Kesehatan keuangan emiten saham ASJT tidaklah buruk, hanya sedikit di atas batas maksimal yang dianjurkan. Emiten bisa dipastikan dalam jangka waktu pendek tidak berisiko mengalami gagal bayar klaim.
Namun ada masalah dari sisi profitabilitasnya. Pendapatan premi dari tahun 2017 ke tahun 2018 mengalami peningkatan dari Rp 174 miliar menjadi 183 miliar, tapi kemudian anjlok manjadi hanya Rp 152 miliar saja di tahun 2019. Penurunan pendapatan premi berimbas pada penurunan hasil underwriting. Dari sisi investasi pun ASJT membukukan penurunan kinerja.
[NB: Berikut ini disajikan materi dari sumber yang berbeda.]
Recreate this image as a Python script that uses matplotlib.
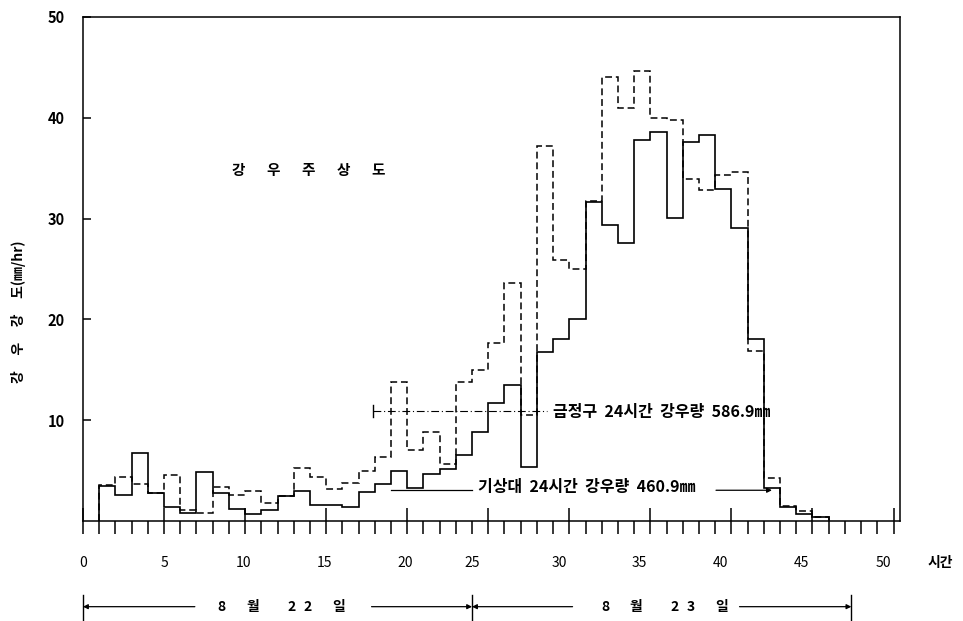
import matplotlib
matplotlib.use("Agg")
import matplotlib.pyplot as plt

plt.rcParams['font.family'] = ['Noto Sans CJK KR', 'DejaVu Sans']

# hourly rainfall intensity (mm/hr), step edges at hour 1 .. 46
hours = list(range(1, 47))
gisangdae = [3.5, 2.55, 6.7, 2.8, 1.4, 0.8, 4.85, 2.75, 1.15, 0.7,
             1.1, 2.5, 2.95, 1.6, 1.55, 1.35, 2.9, 3.7, 5.0, 3.3,
             4.7, 5.15, 6.5, 8.85, 11.7, 13.5, 5.4, 16.8, 18.1, 20.0,
             31.6, 29.4, 27.6, 37.8, 38.6, 30.1, 37.6, 38.3, 32.9, 29.1,
             18.1, 3.3, 1.4, 0.7, 0.4]
geumjeong = [3.55, 4.35, 3.7, 2.8, 4.6, 1.05, 0.8, 3.35, 2.6, 3.0,
             1.8, 2.5, 5.3, 4.4, 3.2, 3.75, 5.0, 6.3, 13.8, 7.0,
             8.8, 5.7, 13.8, 15.0, 17.7, 23.6, 10.5, 37.2, 25.9, 25.0,
             31.7, 44.0, 41.0, 44.6, 40.0, 39.8, 33.9, 32.8, 34.3, 34.6,
             16.9, 4.3, 1.5, 1.0, 0.4]

x_labels = [0, 5, 10, 15, 20, 25, 30, 35, 40, 45, 50]
x_label_pos = [0, 5, 9.9, 14.9, 19.9, 24, 29.4, 34.3, 39.3, 44.3, 49.4]
y_ticks = [10, 20, 30, 40, 50]

title = "강우주상도"
day1 = ["8", "월", "2", "2", "일"]
day2 = ["8", "월", "2", "3", "일"]
total_geumjeong = "금정구  24시간  강우량  586.9㎜"
total_gisangdae = "기상대  24시간  강우량  460.9㎜"

fig = plt.figure(figsize=(9.63, 6.21), dpi=100)
ax = fig.add_axes([83 / 963, 1 - 521 / 621, 817 / 963, 504 / 621])
ax.set_xlim(0, 50.4)
ax.set_ylim(0, 50)

ax.stairs(geumjeong, hours, baseline=0, color='black', lw=1.1,
          ls=(0, (4.5, 2.5)))
ax.stairs(gisangdae, hours, baseline=0, color='black', lw=1.2)

for s in ax.spines.values():
    s.set_linewidth(1.1)

# x ticks: every hour below the base line, longer every 5 hours
ax.set_xticks(range(0, 51, 5))
ax.set_xticks(range(1, 51), minor=True)
ax.tick_params(axis='x', which='minor', direction='out', length=9.5, width=1.1)
ax.tick_params(axis='x', which='major', direction='inout', length=19,
               width=1.1, labelbottom=False)
ax.set_yticks(y_ticks)
ax.set_yticklabels([str(v) for v in y_ticks], fontweight='bold')
ax.tick_params(axis='y', direction='in', length=6, width=1.1, pad=13,
               labelsize=10.5)

for v, p in zip(x_labels, x_label_pos):
    ax.text(p, -4.2, str(v), ha='center', va='center', fontsize=10,
            clip_on=False)
ax.text(52.9, -4.2, "시간", ha='center', va='center', fontsize=10,
        fontweight='bold', clip_on=False)

ax.text(-3.95, 20.8, "강     우     강     도(㎜/hr)", rotation=90,
        ha='center', va='center', fontsize=10, fontweight='bold',
        clip_on=False)

for i, ch in enumerate(title):
    ax.text(9.55 + i * 2.17, 34.8, ch, ha='center', va='center',
            fontsize=10.5, fontweight='bold')

# 24h totals
ax.plot([17.9, 17.9], [10.3, 11.5], color='black', lw=1)
ax.plot([17.9, 28.6], [10.9, 10.9], color='black', lw=0.8,
        ls=(0, (7, 2.5, 1, 2.5)))
ax.text(29.0, 10.8, total_geumjeong, ha='left', va='center', fontsize=11.5,
        fontweight='bold')

ax.plot([19.0, 24.0], [3.05, 3.05], color='black', lw=0.9)
ax.annotate('', xy=(42.5, 3.05), xytext=(39.05, 3.05),
            arrowprops=dict(arrowstyle='-|>', color='black', lw=0.9,
                            mutation_scale=7, shrinkA=0, shrinkB=0))
ax.text(24.35, 3.35, total_gisangdae, ha='left', va='center', fontsize=11.5,
        fontweight='bold')

# date row
yd = -8.5
for xb in [0, 24, 47.4]:
    ax.plot([xb, xb], [-7.3, -9.9], color='black', lw=1, clip_on=False)
arrow = dict(arrowstyle='-|>', color='black', lw=0.9, mutation_scale=7,
             shrinkA=0, shrinkB=0)
for tip, tail in [(0, 6.9), (24, 17.8), (24, 30.2), (47.4, 40.5)]:
    ax.annotate('', xy=(tip, yd), xytext=(tail, yd), arrowprops=arrow,
                annotation_clip=False)
offsets = [0, 1.9, 4.3, 5.3, 7.2]
for start, chars in [(8.55, day1), (32.2, day2)]:
    for off, ch in zip(offsets, chars):
        ax.text(start + off, yd, ch, ha='center', va='center', fontsize=10,
                fontweight='bold', clip_on=False)

fig.savefig("out.png", dpi=100)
Kegiatan underwriting emiten mengalami penurunan kinerja, komisi yang diberikan kepada agen penjual turun menjadi Rp23 miliar di tahun 2019, padahal setiap tahun komisi yang diberikan kepada agen penjual adalah sekitar Rp30-an miliar. Jelas ada yang salah dengan kegiatan underwriting emiten sejak tahun 2019. Demikian pula dengan kegiatan investasinya yang terus membukukan hasil yang terus menurun.
Laba bersih emiten anjlok menjadi hanya Rp1 miliar saja di tahun 2019. Dan per kuartal III-2020 laba bersih emiten hanya Rp264 juta saja. Dengan beban usaha yang besar di setiap kuartal IV-2020 maka bisa diprediksi bahwa emiten akan membukukan rugi bersih kali ini.
Disclaimer: Penyebutan saham dan analisis dalam artikel ini bukan rekomendasi. Segala posisi transaksi yang diambil oleh pembaca berkaitan dengan saham yang disebutkan tidak akan mengikat penulis secara hukum. Penulis tidak memiliki saham yang disebutkan sehingga analisis bebas dari bias. Pembaca diharapkan melakukan analisis lanjutan terkait segala posisi transaksi yang diambil atas saham yang disebutkan setelah membaca artikel ini.